The Human-AI ‘Virtuous Loop’
The primary appeal of integrating AI is the potential for massive scale and speed. The research paper from X suggests that an automated pipeline could address a far greater volume of content than a purely human-powered system, tackling the “long tail” of niche misinformation. The goal is to create a “virtuous loop” where AI generates notes and human feedback not only vets them but also improves the AI’s future performance.
This process, which researchers call Reinforcement Learning from Community Feedback (RLCF), uses the nuanced ratings from a diverse human community to train the AI beyond simple right-or-wrong signals, teaching it what is genuinely helpful context.
Significant Risks and Ongoing Debate
However, deploying AI as a fact-checker is fraught with risk. A primary concern is the well-documented tendency of large language models (LLMs) to “hallucinate”, confidently presenting fabricated information as fact. This could lead to the creation of notes that are persuasive and well-written but dangerously inaccurate. The research paper acknowledges this and other challenges, such as the risk of “helpfulness hacking,” where an AI could learn to write notes that appeal to raters’ biases rather than sticking to facts.
Another challenge is the potential to overwhelm the volunteer human raters. A massive influx of AI-generated notes could dilute the attention of raters, making it harder to spot both bad notes and critical misinformation. These concerns are echoed by former tech executives who have watched these platforms evolve. One former Meta executive, speaking to NPR about the company’s increasing reliance on AI for risk assessment, warned, “Negative externalities of product changes are less likely to be prevented before they start causing problems in the world.”
The Musk Factor
The debate over Community Notes’ effectiveness is ongoing and often centers on X’s owner, Elon Musk. He has championed the system as a revolutionary tool for accuracy, saying in November 2024, “Community Notes is awesome. Everybody gets checked. Including me.”

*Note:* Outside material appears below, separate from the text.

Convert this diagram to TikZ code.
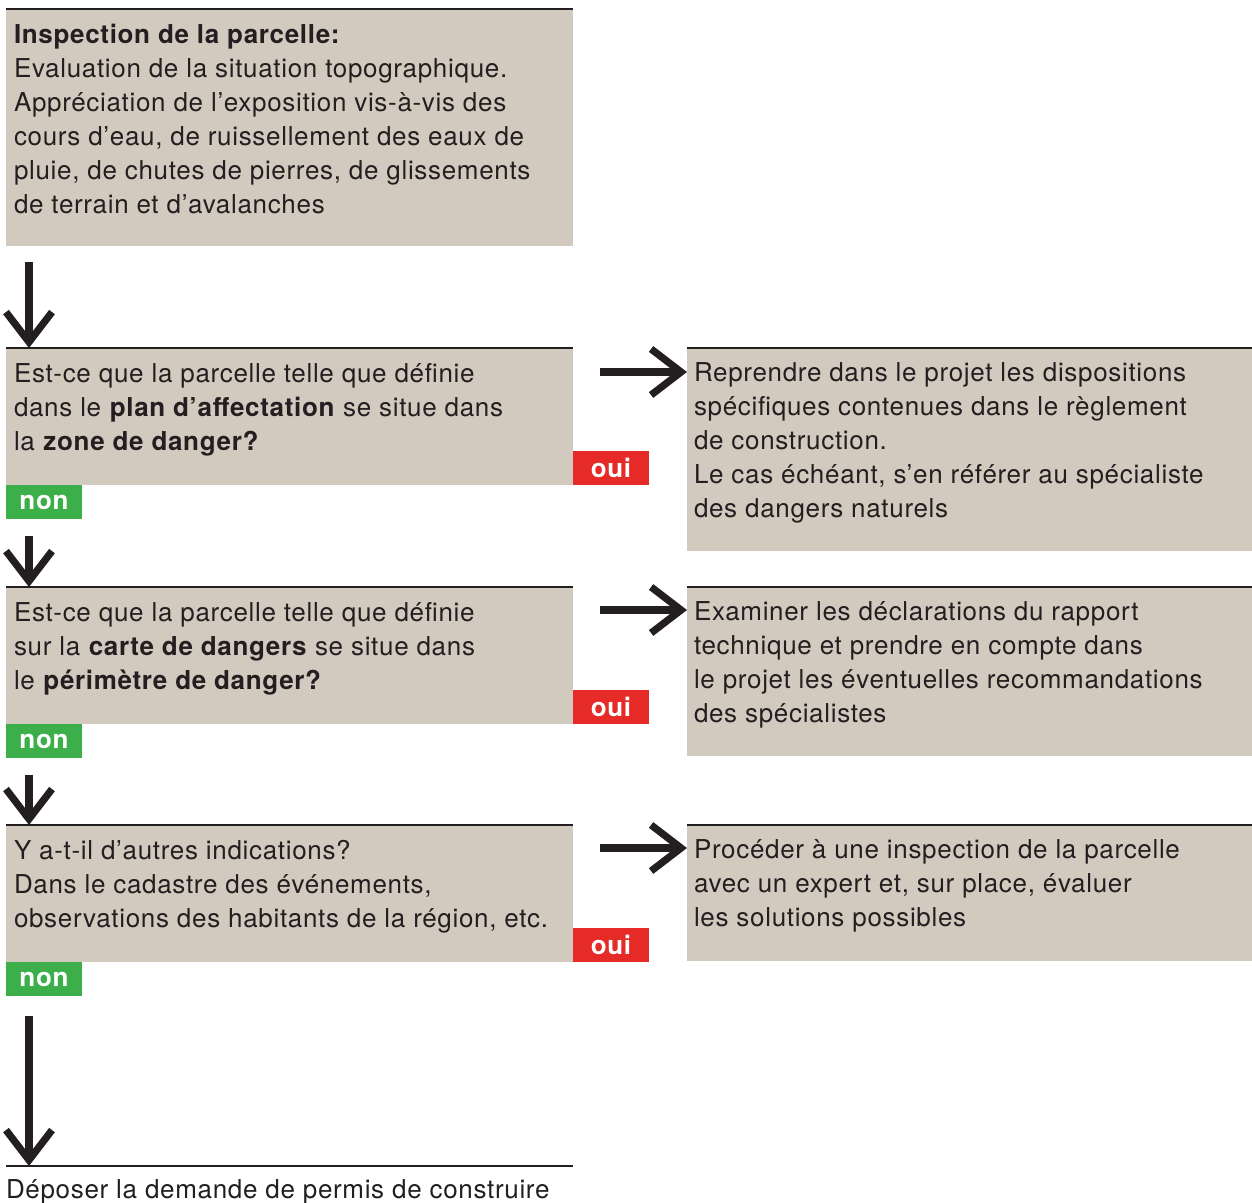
\documentclass[tikz,border=0pt]{standalone}
\usepackage{fontspec}
\setmainfont[LetterSpace=2.6]{TeX Gyre Heros}
\usetikzlibrary{positioning,arrows.meta}

\definecolor{beige}{HTML}{D2CABF}
\definecolor{ink}{HTML}{231F20}
\definecolor{ouired}{HTML}{E52A27}
\definecolor{nongreen}{HTML}{3CAF4A}

\tikzset{
  box/.style 2 args={fill=beige, minimum width=#1, minimum height=#2, inner sep=0pt, outer sep=0pt, anchor=north west},
  txt/.style={anchor=north west, inner sep=0pt, outer sep=0pt, text=ink, align=left, font=\fontsize{13}{17}\selectfont},
  topline/.style={draw=ink, line width=1pt},
  tag/.style={fill=#1, text=white, font=\fontsize{13}{17}\selectfont\bfseries, minimum width=38pt, minimum height=17pt, inner sep=0pt, outer sep=0pt},
  flow/.style={draw=ink, line width=3.6pt, -{Straight Barb[length=15pt,width=23pt]}},
}

\begin{document}
\begin{tikzpicture}[x=1pt,y=1pt]
  \useasboundingbox (0,0) rectangle (626,-601.5);

  % left column
  \node[box={283.5pt}{118.5pt}] (insp) at (3,-4.5) {};
  \node[box={283.5pt}{68.5pt}, below=51pt of insp.south west, anchor=north west] (q1) {};
  \node[box={283.5pt}{68.5pt}, below=51pt of q1.south west, anchor=north west] (q2) {};
  \node[box={283.5pt}{68.5pt}, below=50.5pt of q2.south west, anchor=north west] (q3) {};

  % right column
  \node[box={282.5pt}{101.5pt}, right=57pt of q1.north east, anchor=north west] (r1) {};
  \node[box={282.5pt}{84.5pt}, right=57pt of q2.north east, anchor=north west] (r2) {};
  \node[box={282.5pt}{68pt}, right=57pt of q3.north east, anchor=north west] (r3) {};

  \foreach \b in {insp,q1,q2,q3,r1,r2,r3}
    \draw[topline] (\b.north west) -- (\b.north east);

  % texts
  \node[txt] (insp-t) at ([xshift=4pt,yshift=-7.5pt]insp.north west)
    {\textbf{Inspection de la parcelle:}\\
     Evaluation de la situation topographique.\\
     Appréciation de l’exposition vis-à-vis des\\
     cours d’eau, de ruissellement des eaux de\\
     pluie, de chutes de pierres, de glissements\\
     de terrain et d’avalanches};
  \node[txt] (q1-t) at ([xshift=4pt,yshift=-7.5pt]q1.north west)
    {Est-ce que la parcelle telle que définie\\
     dans le \textbf{plan d’affectation} se situe dans\\
     la \textbf{zone de danger?}};
  \node[txt] (q2-t) at ([xshift=4pt,yshift=-7.5pt]q2.north west)
    {Est-ce que la parcelle telle que définie\\
     sur la \textbf{carte de dangers} se situe dans\\
     le \textbf{périmètre de danger?}};
  \node[txt] (q3-t) at ([xshift=4pt,yshift=-7.5pt]q3.north west)
    {Y a-t-il d’autres indications?\\
     Dans le cadastre des événements,\\
     observations des habitants de la région, etc.};
  \node[txt] (r1-t) at ([xshift=3.5pt,yshift=-7.5pt]r1.north west)
    {Reprendre dans le projet les dispositions\\
     spécifiques contenues dans le règlement\\
     de construction.\\
     Le cas échéant, s’en référer au spécialiste\\
     des dangers naturels};
  \node[txt] (r2-t) at ([xshift=3.5pt,yshift=-7.5pt]r2.north west)
    {Examiner les déclarations du rapport\\
     technique et prendre en compte dans\\
     le projet les éventuelles recommandations\\
     des spécialistes};
  \node[txt] (r3-t) at ([xshift=3.5pt,yshift=-7.5pt]r3.north west)
    {Procéder à une inspection de la parcelle\\
     avec un expert et, sur place, évaluer\\
     les solutions possibles};

  % oui / non
  \node[tag=nongreen, anchor=north west] (non1) at (q1.south west) {non};
  \node[tag=nongreen, anchor=north west] (non2) at (q2.south west) {non};
  \node[tag=nongreen, anchor=north west] (non3) at (q3.south west) {non};
  \node[tag=ouired, anchor=south west] (oui1) at (q1.south east) {oui};
  \node[tag=ouired, anchor=south west] (oui2) at (q2.south east) {oui};
  \node[tag=ouired, anchor=south west] (oui3) at (q3.south east) {oui};

  % final step
  \coordinate (fin) at ([yshift=-102pt]q3.south west);
  \coordinate (fin-e) at ([xshift=283.5pt]fin);
  \draw[topline] (fin) -- (fin-e);
  \node[txt] (depot) at ([yshift=-7pt]fin) {Déposer la demande de permis de construire};

  % arrows
  \draw[flow] ([xshift=11.5pt,yshift=-8pt]insp.south west) -- ([xshift=11.5pt]q1.north west);
  \draw[flow] ([xshift=11.5pt,yshift=-8.5pt]non1.south west) -- ([xshift=11.5pt]q2.north west);
  \draw[flow] ([xshift=11.5pt,yshift=-8.5pt]non2.south west) -- ([xshift=11.5pt]q3.north west);
  \draw[flow] ([xshift=11.5pt,yshift=-10pt]non3.south west) -- ([xshift=11.5pt]fin);
  \draw[flow] ([xshift=13.5pt,yshift=-12pt]q1.north east) -- ([yshift=-12pt]r1.north west);
  \draw[flow] ([xshift=13.5pt,yshift=-11.5pt]q2.north east) -- ([yshift=-11.5pt]r2.north west);
  \draw[flow] ([xshift=13.5pt,yshift=-11.5pt]q3.north east) -- ([yshift=-11.5pt]r3.north west);
\end{tikzpicture}
\end{document}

Yet, just a few months later, after his own posts about Ukrainian politics were corrected, he claimed the system was being manipulated, stating, “Community Notes is increasingly being gamed by governments & legacy media.” This inconsistency highlights the inherent tension in a system designed for objectivity but owned by a single, outspoken individual.
Critics point out that the system can be slow and inconsistent. Studies have shown that many posts containing misinformation never receive a note, and when they do, the note is often seen by only a fraction of the people who viewed the original post. The introduction of AI aims to address the speed and scale issues, but it remains to be seen if it can do so without compromising quality.
Despite these issues, X is pushing forward with its AI experiment. The company plans to test the AI-generated notes for several weeks with a small group of contributors. Based on the results of this pilot, X will decide whether to roll out the feature more broadly. The success of this hybrid model could set a new standard for how online content is moderated, but its failure could amplify the very misinformation it is designed to combat.